Sunday, November 13, 2011

The Zumba Lady

We went to a party this afternoon and I met a woman who I'm affectionately going to refer to here on in as The Zumba Lady (TZL). TZL is someone who I've seen around the traps over the years, because apparently our children used to go to school together (not the foggiest idea who her kid is, of course...) and now our sons play basketball together.

She came over to talk to me - sat herself down, introduced herself, and started to chat ten to the dozen about various things. I was even willing to forgive her wearing a gym top to this nice afternoon event because I am the last person who should be judgemental about clothing choices. She seemed pretty nice, and friendly enough certainly - not nearly as stuck up as I'd assumed her to be all these years when she steadfastly ignored my existence. Things were going kinda okay in so far as I didn't immediately feel the need to race home and blog about her.
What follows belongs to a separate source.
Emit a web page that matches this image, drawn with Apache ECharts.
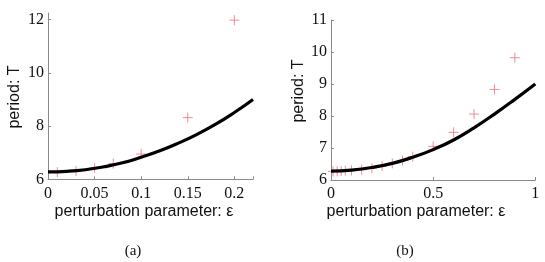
<!DOCTYPE html>
<html><head><meta charset="utf-8">
<script src="https://cdn.jsdelivr.net/npm/echarts@6/dist/echarts.min.js"></script>
<style>html,body{margin:0;padding:0;background:#fff}#c{width:545px;height:262px}</style>
</head><body><div id="c"></div>
<script>
// (a) perturbation parameter eps and period T
const epsA = [0.01, 0.03, 0.05, 0.07, 0.1, 0.15, 0.2];
const periodA = [6.27, 6.31, 6.43, 6.59, 6.95, 8.32, 11.98];
const curveEpsA = [0, 0.02, 0.04, 0.06, 0.08, 0.10, 0.12, 0.14, 0.16, 0.18, 0.20, 0.22];
const curveTA = [6.28, 6.30, 6.36, 6.47, 6.62, 6.83, 7.07, 7.36, 7.69, 8.07, 8.51, 9.00];
// (b)
const epsB = [0.01, 0.03, 0.05, 0.07, 0.1, 0.15, 0.2, 0.25, 0.3, 0.35, 0.4, 0.5, 0.6, 0.7, 0.8, 0.9];
const periodB = [6.27, 6.27, 6.28, 6.29, 6.30, 6.32, 6.37, 6.44, 6.52, 6.61, 6.73, 7.05, 7.49, 8.06, 8.83, 9.82];
const curveEpsB = [0, 0.1, 0.2, 0.3, 0.4, 0.5, 0.6, 0.7, 0.8, 0.9, 1.0];
const curveTB = [6.28, 6.31, 6.39, 6.52, 6.71, 6.95, 7.25, 7.63, 8.06, 8.52, 9.00];
const xTicksA = ['0', '0.05', '0.1', '0.15', '0.2'];
const xTicksB = ['0', '0.5', '1'];
const labels = ['(a)', '(b)'];
const xName = 'perturbation parameter: ε';
const yName = 'period: T';

const chart = echarts.init(document.getElementById('c'), null, {renderer: 'canvas'});
const axisCol = '#8a8a8a';
const serif = 'Liberation Serif';
const sans = 'Liberation Sans';
function xAxis(idx, min, max, interval, ticks) {
  return {
    type: 'value', gridIndex: idx, min: min, max: max, interval: interval,
    axisLine: {show: true, onZero: false, lineStyle: {color: axisCol, width: 1}},
    axisTick: {show: true, inside: true, length: 3, lineStyle: {color: axisCol}},
    splitLine: {show: false},
    axisLabel: {color: '#111', fontFamily: serif, fontSize: 16, margin: 6,
      showMaxLabel: true, showMinLabel: true,
      formatter: function (v) { const s = ticks.find(t => Math.abs(parseFloat(t) - v) < 1e-9); return s === undefined ? '' : s; }}
  };
}
function yAxis(idx, min, max, interval) {
  return {
    type: 'value', gridIndex: idx, min: min, max: max, interval: interval,
    axisLine: {show: true, onZero: false, lineStyle: {color: axisCol, width: 1}},
    axisTick: {show: true, inside: true, length: 3, lineStyle: {color: axisCol}},
    splitLine: {show: false},
    axisLabel: {color: '#111', fontFamily: serif, fontSize: 16, margin: 4}
  };
}
const plus = 'path://M0,-5L0,5M-5,0L5,0';
const markerStyle = {color: 'rgba(0,0,0,0)', borderColor: '#f0707a', borderWidth: 1};
chart.setOption({
  animation: false,
  grid: [
    {left: 48, top: 13, width: 205, bottom: 82.7},
    {left: 331, top: 20, width: 204.3, bottom: 82}
  ],
  xAxis: [xAxis(0, 0, 0.22, 0.05, xTicksA), xAxis(1, 0, 1, 0.5, xTicksB)],
  yAxis: [yAxis(0, 6, 12.25, 2), yAxis(1, 6, 11, 1)],
  series: [
    {type: 'line', xAxisIndex: 0, yAxisIndex: 0, data: curveEpsA.map((e, i) => [e, curveTA[i]]),
      smooth: true, showSymbol: false, lineStyle: {color: '#000', width: 3.2}},
    {type: 'scatter', xAxisIndex: 0, yAxisIndex: 0, data: epsA.map((e, i) => [e, periodA[i]]),
      symbol: plus, symbolSize: 10, itemStyle: markerStyle},
    {type: 'line', xAxisIndex: 1, yAxisIndex: 1, data: curveEpsB.map((e, i) => [e, curveTB[i]]),
      smooth: true, showSymbol: false, lineStyle: {color: '#000', width: 3.2}},
    {type: 'scatter', xAxisIndex: 1, yAxisIndex: 1, data: epsB.map((e, i) => [e, periodB[i]]),
      symbol: plus, symbolSize: 10, itemStyle: markerStyle}
  ],
  graphic: [
    {type: 'text', x: 15, y: 97, rotation: Math.PI / 2, style: {text: yName, font: '16px ' + sans, fill: '#111', textAlign: 'center', textVerticalAlign: 'middle'}},
    {type: 'text', x: 299, y: 91, rotation: Math.PI / 2, style: {text: yName, font: '16px ' + sans, fill: '#111', textAlign: 'center', textVerticalAlign: 'middle'}},
    {type: 'text', x: 144, y: 212, style: {text: xName, font: '16px ' + sans, fill: '#111', textAlign: 'center', textVerticalAlign: 'middle'}},
    {type: 'text', x: 416, y: 212, style: {text: xName, font: '16px ' + sans, fill: '#111', textAlign: 'center', textVerticalAlign: 'middle'}},
    {type: 'text', x: 133, y: 251, style: {text: labels[0], font: '15px ' + serif, fill: '#111', textAlign: 'center', textVerticalAlign: 'middle'}},
    {type: 'text', x: 405, y: 251, style: {text: labels[1], font: '15px ' + serif, fill: '#111', textAlign: 'center', textVerticalAlign: 'middle'}}
  ]
});
</script></body></html>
That you are reading a blog about her right this very second would seem to indicate that the conversation did not continue to go well.

It was somewhere between, "I'm a complete Zumba snob, I'm a member of (exclusive-sounding gym) which gives me the reciprocal rights to (list of other shmancy gyms) and I go around testing the teachers all out, I hate the lazy teachers who are not real dancers..." (insert 10 minute dissertation on her Zumba whoring) and her inviting me to be part of a 35-and-over female basketball team, "You're so tall and it can't hurt, you know." (insert looking me up and down in a less than complimentary fashion) that I pretty much decided she and I were not destined to be best mates and she was destined for blogging immortality.

The final nail in her friendship coffin was when she managed to make the words "bake cake" into dirty four letter words. "Oh, sorry, what? You do what? Oh, CAKE? You bake cake? As in you bake it YOURSELF? Just...as in...cake?"

I'm thinking I'm going to go along to her next over 35's basketball game just so I can sit on the sidelines in my non-approved Zumba outfit and stuff my face with...cake.